Common Mistakes to Avoid
Do not test meanings that were never taught unless inference is the explicit objective. Do not let an AI-generated sentence introduce cultural assumptions or unnecessary background knowledge. Do not use a rare word in every distractor simply to make the test appear advanced. Most importantly, do not publish the first draft. A vocabulary test generator for teachers saves the mechanical work; it does not know the students, the lesson, or the conversation that happened in class.
Frequently Asked Questions
Can a vocabulary test generator create an answer key?
Most quiz generators can produce one, but teachers should verify every answer. This is especially important for context questions and synonyms, where more than one response may be reasonable.

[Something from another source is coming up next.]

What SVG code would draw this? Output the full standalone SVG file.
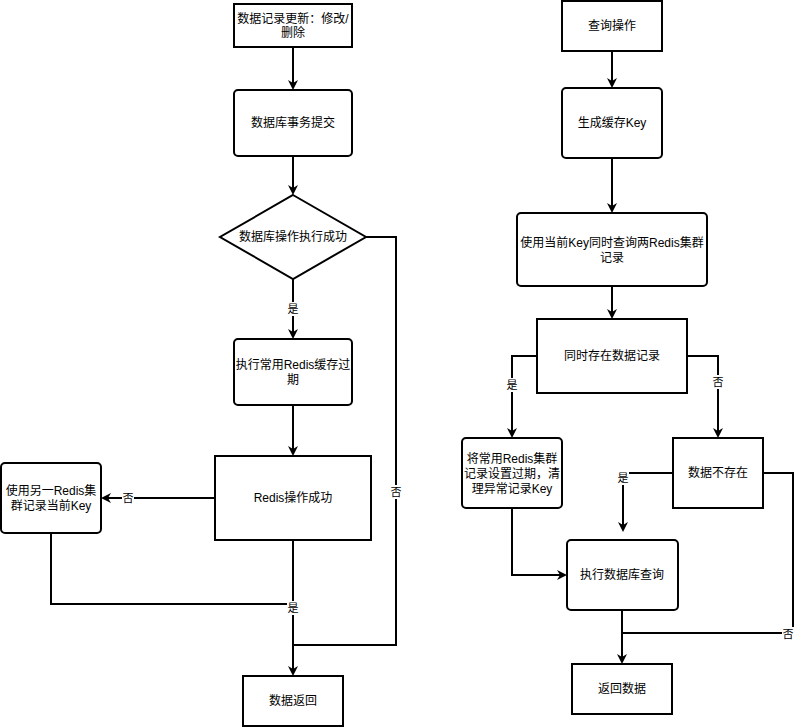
<svg xmlns="http://www.w3.org/2000/svg" width="803" height="727" viewBox="0 0 803 727">
<style>
.n{fill:#fff;stroke:#000;stroke-width:2}
.t{font-family:"Liberation Sans","Noto Sans CJK SC",sans-serif;font-size:12px;fill:#000;text-anchor:middle;dominant-baseline:central}
.c{fill:none;stroke:#000;stroke-width:2}
.l{font-family:"Liberation Sans","Noto Sans CJK SC",sans-serif;font-size:11px;fill:#000;text-anchor:middle;dominant-baseline:central}
.lb{fill:#fff}
</style>
<defs><marker id="a" markerWidth="10" markerHeight="10" refX="8" refY="5" orient="auto" markerUnits="userSpaceOnUse"><path d="M0,0 L10,5 L0,10 L3,5 Z" fill="#000"/></marker></defs>
<rect width="803" height="727" fill="#fff"/>
<g id="connectors">
<path class="c" d="M293,47V88" marker-end="url(#a)"/>
<path class="c" d="M293,156V193" marker-end="url(#a)"/>
<path class="c" d="M293,279V337" marker-end="url(#a)"/>
<path class="c" d="M293,405V454" marker-end="url(#a)"/>
<path class="c" d="M215,498H103" marker-end="url(#a)"/>
<path class="c" d="M293,540V674" marker-end="url(#a)"/>
<path class="c" d="M51,533V604H293"/>
<path class="c" d="M366,237H396V645H293"/>
<path class="c" d="M612,51V86" marker-end="url(#a)"/>
<path class="c" d="M612,158V211" marker-end="url(#a)"/>
<path class="c" d="M612,286V317" marker-end="url(#a)"/>
<path class="c" d="M537,356H512V436" marker-end="url(#a)"/>
<path class="c" d="M687,356H718V436" marker-end="url(#a)"/>
<path class="c" d="M673,473H623V530" marker-end="url(#a)"/>
<path class="c" d="M512,508V575H565" marker-end="url(#a)"/>
<path class="c" d="M622,610V662" marker-end="url(#a)"/>
<path class="c" d="M763,473H793V633H622"/>
<rect class="lb" x="287" y="302" width="12" height="14"/><text class="l" x="293" y="309">是</text>
<rect class="lb" x="122" y="491" width="12" height="14"/><text class="l" x="128" y="498">否</text>
<rect class="lb" x="287" y="601" width="12" height="14"/><text class="l" x="293" y="608">是</text>
<rect class="lb" x="390" y="485" width="12" height="14"/><text class="l" x="396" y="492">否</text>
<rect class="lb" x="506" y="378" width="12" height="14"/><text class="l" x="512" y="385">是</text>
<rect class="lb" x="712" y="375" width="12" height="14"/><text class="l" x="718" y="382">否</text>
<rect class="lb" x="617" y="471" width="12" height="14"/><text class="l" x="623" y="478">是</text>
<rect class="lb" x="782" y="627" width="12" height="14"/><text class="l" x="788" y="634">否</text>
</g>
<g id="n1"><rect class="n" x="234" y="4" width="118" height="43"/><text class="t" x="293" y="19">数据记录更新：修改/</text><text class="t" x="293" y="33">删除</text></g>
<g id="n2"><rect class="n" x="234" y="90" width="118" height="66" rx="4"/><text class="t" x="293" y="123">数据库事务提交</text></g>
<g id="n3"><path class="n" d="M293,195L366,237L293,279L220,237Z"/><text class="t" x="293" y="237">数据库操作执行成功</text></g>
<g id="n4"><rect class="n" x="234" y="339" width="118" height="66" rx="4"/><text class="t" x="293" y="365">执行常用Redis缓存过</text><text class="t" x="293" y="380">期</text></g>
<g id="n5"><rect class="n" x="215" y="456" width="156" height="84"/><text class="t" x="293" y="498">Redis操作成功</text></g>
<g id="n6"><rect class="n" x="1" y="463" width="100" height="70" rx="4"/><text class="t" x="51" y="491">使用另一Redis集</text><text class="t" x="51" y="506">群记录当前Key</text></g>
<g id="n7"><rect class="n" x="243" y="676" width="100" height="50"/><text class="t" x="293" y="701">数据返回</text></g>
<g id="r1"><rect class="n" x="562" y="1" width="100" height="50"/><text class="t" x="612" y="26">查询操作</text></g>
<g id="r2"><rect class="n" x="562" y="88" width="100" height="70" rx="4"/><text class="t" x="612" y="123">生成缓存Key</text></g>
<g id="r3"><rect class="n" x="517" y="213" width="190" height="73" rx="4"/><text class="t" x="612" y="243">使用当前Key同时查询两Redis集群</text><text class="t" x="612" y="258">记录</text></g>
<g id="r4"><rect class="n" x="537" y="319" width="150" height="74"/><text class="t" x="612" y="356">同时存在数据记录</text></g>
<g id="r5"><rect class="n" x="462" y="438" width="100" height="70" rx="4"/><text class="t" x="512" y="459">将常用Redis集群</text><text class="t" x="512" y="474">记录设置过期，清</text><text class="t" x="512" y="489">理异常记录Key</text></g>
<g id="r6"><rect class="n" x="673" y="438" width="90" height="70"/><text class="t" x="718" y="473">数据不存在</text></g>
<g id="r7"><rect class="n" x="567" y="540" width="111" height="70" rx="4"/><text class="t" x="622" y="575">执行数据库查询</text></g>
<g id="r8"><rect class="n" x="572" y="664" width="100" height="50"/><text class="t" x="622" y="689">返回数据</text></g>
</svg>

What question types work best for vocabulary?
A combination works best. Recognition questions efficiently sample breadth, while sentence completion, word forms, and short production reveal whether students can retrieve and use the language.
Should vocabulary tests be printable or online?
Choose according to access and purpose. Paper reduces device friction and works well for formal assessment. Online tests make randomization, automatic scoring, feedback, and repeated practice easier.
How can teachers prevent students from guessing?
Use plausible distractors, include some recall questions without answer choices, and ask for brief contextual production. Guessing can be reduced, although no short quiz measures knowledge perfectly.
Is it safe to upload classroom materials to an AI generator?
Check the tool’s current privacy and data-retention policy. Remove student names, grades, and other personal information. Avoid uploading copyrighted or confidential material unless your institution permits it.
The Teacher Still Owns the Test
The best use of a generator is quiet and practical. It drafts, formats, randomizes, and produces a key. The teacher decides what matters, notices ambiguity, adjusts the level, and interprets the results.
That division of labor can turn an hour of repetitive preparation into a shorter review process without lowering standards. Faster is valuable. Faster and more deliberate is better.